Si estas madres tuvieran oportunidades de estudio y empleo que les abrieran opciones de desarrollo a sus proyectos de vida, sería menos probable que quedaran en estado de embarazo siendo niñas. Los estudios internacionales son concluyentes: los programas de educación sexual retrasan el inicio de las relaciones sexuales y los alumnos y alumnas que deciden continuarlas, previenen en mayor medida el embarazo y disminuyen las enfermedades de transmisión sexual. Es por eso que, si estas madres contaran con apoyo estatal, educación de calidad y tuvieran acceso a métodos anticonceptivos, es menos probable que queden embarazadas semanas después de su primera menstruación. Si la sociedad valorara más a la mujer, muy seguramente no permitiría que una menor de 14 años conviviera en condición de sumisión con hombres varios años mayores. No hay duda, el embarazo de niñas adolescentes también expresa las desigualdades sociales, las condiciones culturales que reproducen la inequidad y la discriminación hacia la mujer y el abandono en el que el Estado tiene a la juventud campesina.

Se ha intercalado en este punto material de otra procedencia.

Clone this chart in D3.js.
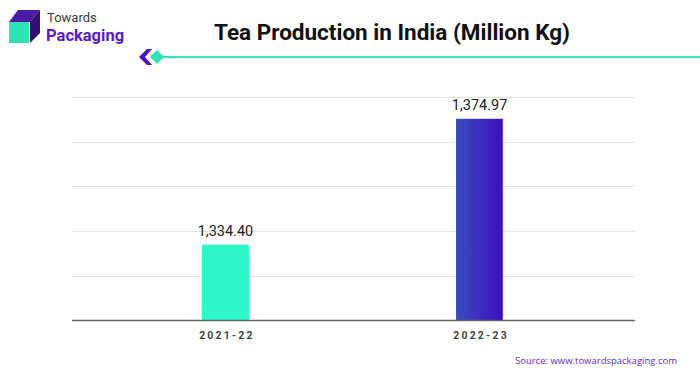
<!DOCTYPE html>
<html><head><meta charset="utf-8">
<script src="https://cdn.jsdelivr.net/npm/d3@7"></script>
<style>body{margin:0;background:#fff}svg{display:block}</style>
</head><body>
<svg id="c" width="700" height="375"></svg>
<script>
const categories = ["2021-22", "2022-23"];
const values = [1334.40, 1374.97];
const valueLabels = ["1,334.40", "1,374.97"];
const gridTicks = [1310, 1324.4, 1338.8, 1353.2, 1367.6, 1382];
const title = "Tea Production in India (Million Kg)";
const source = "Source: www.towardspackaging.com";

const svg = d3.select("#c");
const defs = svg.append("defs");
const g2 = defs.append("linearGradient").attr("id","gBlue").attr("x1","0").attr("x2","1").attr("y1","0").attr("y2","0");
g2.append("stop").attr("offset","0%").attr("stop-color","#3a4cbf");
g2.append("stop").attr("offset","100%").attr("stop-color","#3e0fbd");

const fills = ["#2cf7c8", "url(#gBlue)"];

const x = d3.scalePoint().domain(categories).range([72, 635]).padding(0.608);
const y = d3.scaleLinear().domain([1310, 1382]).range([320.3, 97]);
const barW = 47;

// grid
svg.append("g").selectAll("line").data(gridTicks.slice(1)).join("line")
  .attr("x1",72).attr("x2",635)
  .attr("y1",d=>Math.round(y(d))+0.5).attr("y2",d=>Math.round(y(d))+0.5)
  .attr("stroke","#e2e2e2").attr("stroke-width",1);

// bars
svg.append("g").selectAll("rect").data(values).join("rect")
  .attr("x",(d,i)=>x(categories[i])-barW/2-1)
  .attr("width",barW)
  .attr("y",d=>y(d))
  .attr("height",d=>y(1310)-y(d))
  .attr("fill",(d,i)=>fills[i]);
// thin right edge on second bar
svg.append("rect").attr("x",x(categories[1])+barW/2-2).attr("width",1)
  .attr("y",y(values[1])).attr("height",y(1310)-y(values[1])).attr("fill","#6a3fe0");

// baseline axis
const xAxis = d3.axisBottom(x).tickSize(0).tickPadding(12);
const ax = svg.append("g").attr("transform","translate(0,320)").call(xAxis);
ax.select(".domain").attr("d","M72,0.5H635").attr("stroke","#666").attr("stroke-width",1.5);
ax.selectAll("text").attr("font-family","Roboto, sans-serif").attr("font-size",10.5)
  .attr("font-weight",700).attr("fill","#444").attr("letter-spacing","2.2px");

// value labels
svg.append("g").selectAll("text").data(values).join("text")
  .attr("x",(d,i)=>x(categories[i])-1)
  .attr("y",d=>y(d)-8.5)
  .attr("text-anchor","middle")
  .attr("font-family","Roboto, sans-serif").attr("font-size",14.5).attr("fill","#222")
  .text((d,i)=>valueLabels[i]);

// title
svg.append("text").attr("x",392).attr("y",39.5).attr("text-anchor","middle")
  .attr("font-family","Roboto, sans-serif").attr("font-weight",700).attr("font-size",22.5)
  .attr("fill","#111").text(title);

// decorative line
svg.append("line").attr("x1",160).attr("x2",700).attr("y1",57).attr("y2",57)
  .attr("stroke","#34e3b6").attr("stroke-width",2);
svg.append("path").attr("d","M147,49 L152,49 L145,57 L152,65 L147,65 L139,57 Z").attr("fill","#4a12b8");
svg.append("path").attr("d","M157,50 L164,57 L157,64 L150,57 Z").attr("fill","#2de3b4");

// logo
svg.append("path").attr("d","M9,22 L18,10 L40,10 L30,22 Z").attr("fill","#4b1aa6");
svg.append("path").attr("d","M30,22 L40,10 L40,33 L30,43 Z").attr("fill","#2d0f77");
svg.append("rect").attr("x",9).attr("y",22).attr("width",20).attr("height",21).attr("fill","#2de3b4");
svg.append("text").attr("x",47).attr("y",22).attr("font-family","Roboto, sans-serif")
  .attr("font-size",13).attr("fill","#3a3a3a").text("Towards");
svg.append("text").attr("x",46).attr("y",41).attr("font-family","Roboto, sans-serif")
  .attr("font-weight",700).attr("font-size",16.5).attr("fill","#5a16d2").text("Packaging");

// source
svg.append("text").attr("x",677).attr("y",364).attr("text-anchor","end")
  .attr("font-family","'Open Sans', sans-serif").attr("font-size",9.5).attr("fill","#5a2ad6")
  .text(source);
</script>
</body></html>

Albert Einstein decía que la palabra progreso no tenía ningún sentido mientras existieran niños infelices. Sin duda, la gran mayoría de estos 4.268 niños serán infelices pues carecen de comida, afecto y una familia que les brinde un entorno emocional sano para propiciar su desarrollo integral.
Nelson Mandela afirmaba que nada revela más el alma de una sociedad como la forma en la que la trata a sus menores. Según eso, en Colombia hemos perdido el alma, porque miles de niñas cada año pasan de jugar con muñecas a criar sus propios hijos. El Estado y la sociedad condenan, a ellas y a sus hijos, eternamente a la pobreza.